======== Data
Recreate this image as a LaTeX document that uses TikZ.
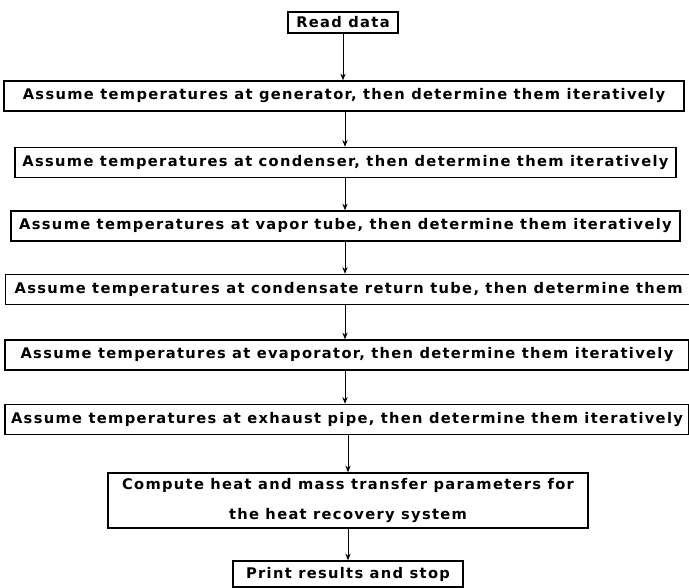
\documentclass[tikz,border=0pt]{standalone}
\usepackage{fontspec}
\usetikzlibrary{arrows.meta}
\newfontfamily\flowfont{DejaVu Sans}[LetterSpace=9]

\begin{document}
\begin{tikzpicture}[>={Stealth[length=5pt, width=4pt]}, x=0.75pt, y=-0.75pt]
\tikzset{
  stepbox/.style={
    draw, rectangle, line width=1.1pt,
    minimum height=22.5pt, inner sep=0pt,
    align=center,
    font=\flowfont\bfseries\fontsize{11pt}{13pt}\selectfont
  }
}
\useasboundingbox (0,0) rectangle (689,588);

\node[stepbox, minimum width=82.5pt, minimum height=15.75pt] (read) at (343,22.5) {Read data};
\node[stepbox, minimum width=510pt]    (gen)   at (344,96)    {Assume temperatures at generator, then determine them iteratively};
\node[stepbox, minimum width=495.75pt] (cond)  at (345.5,162.5) {Assume temperatures at condenser, then determine them iteratively};
\node[stepbox, minimum width=501.75pt] (vapor) at (345.5,226) {Assume temperatures at vapor tube, then determine them iteratively};
\node[stepbox, minimum width=514.5pt, anchor=west] (ret) at (5,289.5) {Assume temperatures at condensate return tube, then determine them};
\node[stepbox, minimum width=513pt]    (evap)  at (347,355)   {Assume temperatures at evaporator, then determine them iteratively};
\node[stepbox, minimum width=513pt]    (exh)   at (347,419.5) {Assume temperatures at exhaust pipe, then determine them iteratively};
\node[stepbox, minimum width=360pt, minimum height=41.25pt] (comp) at (348,500.5) {Compute heat and mass transfer parameters for\\[9pt] the heat recovery system};
\node[stepbox, minimum width=172.5pt, minimum height=19.5pt] (print) at (348,574) {Print results and stop};

\coordinate (axis) at (345,0);

\draw[->, line width=0.75pt] (read) -- (read |- gen.north);
\draw[->, line width=0.75pt] (gen.south -| axis) -- (cond.north -| axis);
\draw[->, line width=0.75pt] (cond.south -| axis) -- (vapor.north -| axis);
\draw[->, line width=0.75pt] (vapor.south -| axis) -- (ret.north -| axis);
\draw[->, line width=0.75pt] (ret.south -| axis) -- (evap.north -| axis);
\draw[->, line width=0.75pt] (evap.south -| axis) -- (exh.north -| axis);
\draw[->, line width=0.75pt] (exh.south -| comp) -- (comp);
\draw[->, line width=0.75pt] (comp) -- (print);
\end{tikzpicture}
\end{document}
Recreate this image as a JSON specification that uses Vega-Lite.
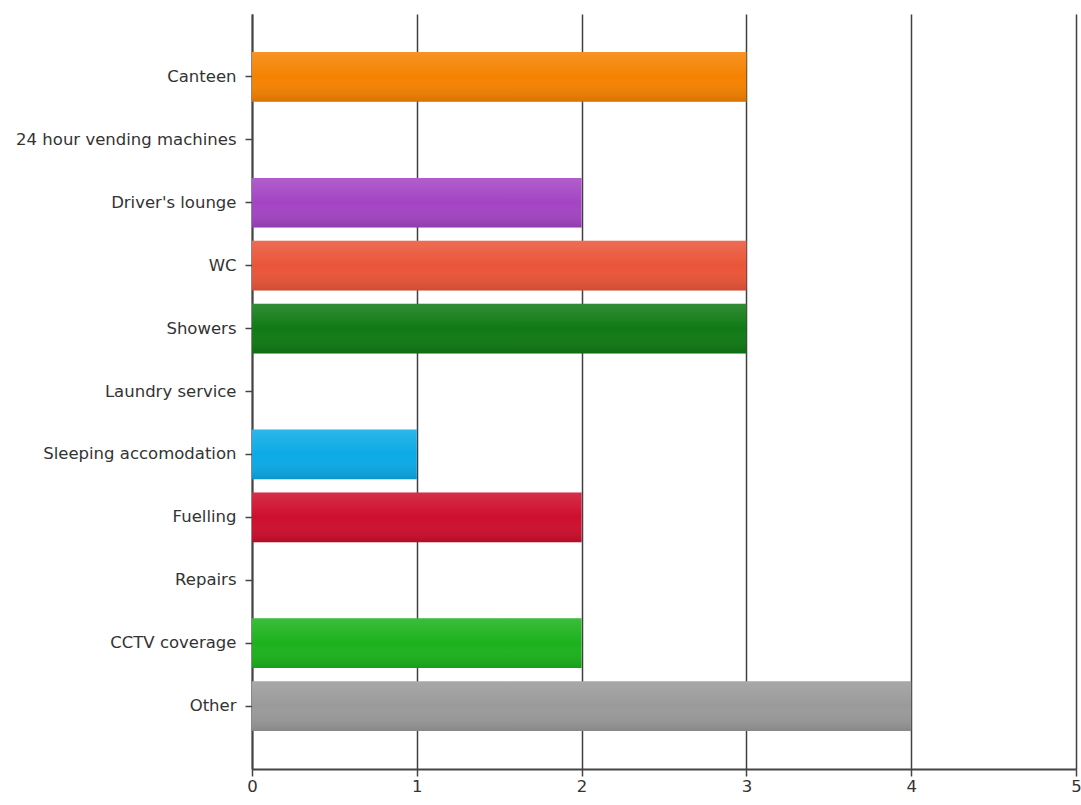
================
» **Task instructions**
Copy out every line of the material above exactly, skipping the pictures.

» **Solved problem**
Recreate this image as a LaTeX document that uses TikZ.
\documentclass[tikz,border=0pt]{standalone}
\usepackage{fontspec}
\usetikzlibrary{arrows.meta}
\newfontfamily\flowfont{DejaVu Sans}[LetterSpace=9]

\begin{document}
\begin{tikzpicture}[>={Stealth[length=5pt, width=4pt]}, x=0.75pt, y=-0.75pt]
\tikzset{
  stepbox/.style={
    draw, rectangle, line width=1.1pt,
    minimum height=22.5pt, inner sep=0pt,
    align=center,
    font=\flowfont\bfseries\fontsize{11pt}{13pt}\selectfont
  }
}
\useasboundingbox (0,0) rectangle (689,588);

\node[stepbox, minimum width=82.5pt, minimum height=15.75pt] (read) at (343,22.5) {Read data};
\node[stepbox, minimum width=510pt]    (gen)   at (344,96)    {Assume temperatures at generator, then determine them iteratively};
\node[stepbox, minimum width=495.75pt] (cond)  at (345.5,162.5) {Assume temperatures at condenser, then determine them iteratively};
\node[stepbox, minimum width=501.75pt] (vapor) at (345.5,226) {Assume temperatures at vapor tube, then determine them iteratively};
\node[stepbox, minimum width=514.5pt, anchor=west] (ret) at (5,289.5) {Assume temperatures at condensate return tube, then determine them};
\node[stepbox, minimum width=513pt]    (evap)  at (347,355)   {Assume temperatures at evaporator, then determine them iteratively};
\node[stepbox, minimum width=513pt]    (exh)   at (347,419.5) {Assume temperatures at exhaust pipe, then determine them iteratively};
\node[stepbox, minimum width=360pt, minimum height=41.25pt] (comp) at (348,500.5) {Compute heat and mass transfer parameters for\\[9pt] the heat recovery system};
\node[stepbox, minimum width=172.5pt, minimum height=19.5pt] (print) at (348,574) {Print results and stop};

\coordinate (axis) at (345,0);

\draw[->, line width=0.75pt] (read) -- (read |- gen.north);
\draw[->, line width=0.75pt] (gen.south -| axis) -- (cond.north -| axis);
\draw[->, line width=0.75pt] (cond.south -| axis) -- (vapor.north -| axis);
\draw[->, line width=0.75pt] (vapor.south -| axis) -- (ret.north -| axis);
\draw[->, line width=0.75pt] (ret.south -| axis) -- (evap.north -| axis);
\draw[->, line width=0.75pt] (evap.south -| axis) -- (exh.north -| axis);
\draw[->, line width=0.75pt] (exh.south -| comp) -- (comp);
\draw[->, line width=0.75pt] (comp) -- (print);
\end{tikzpicture}
\end{document}
Recreate this image as a JSON specification that uses Vega-Lite.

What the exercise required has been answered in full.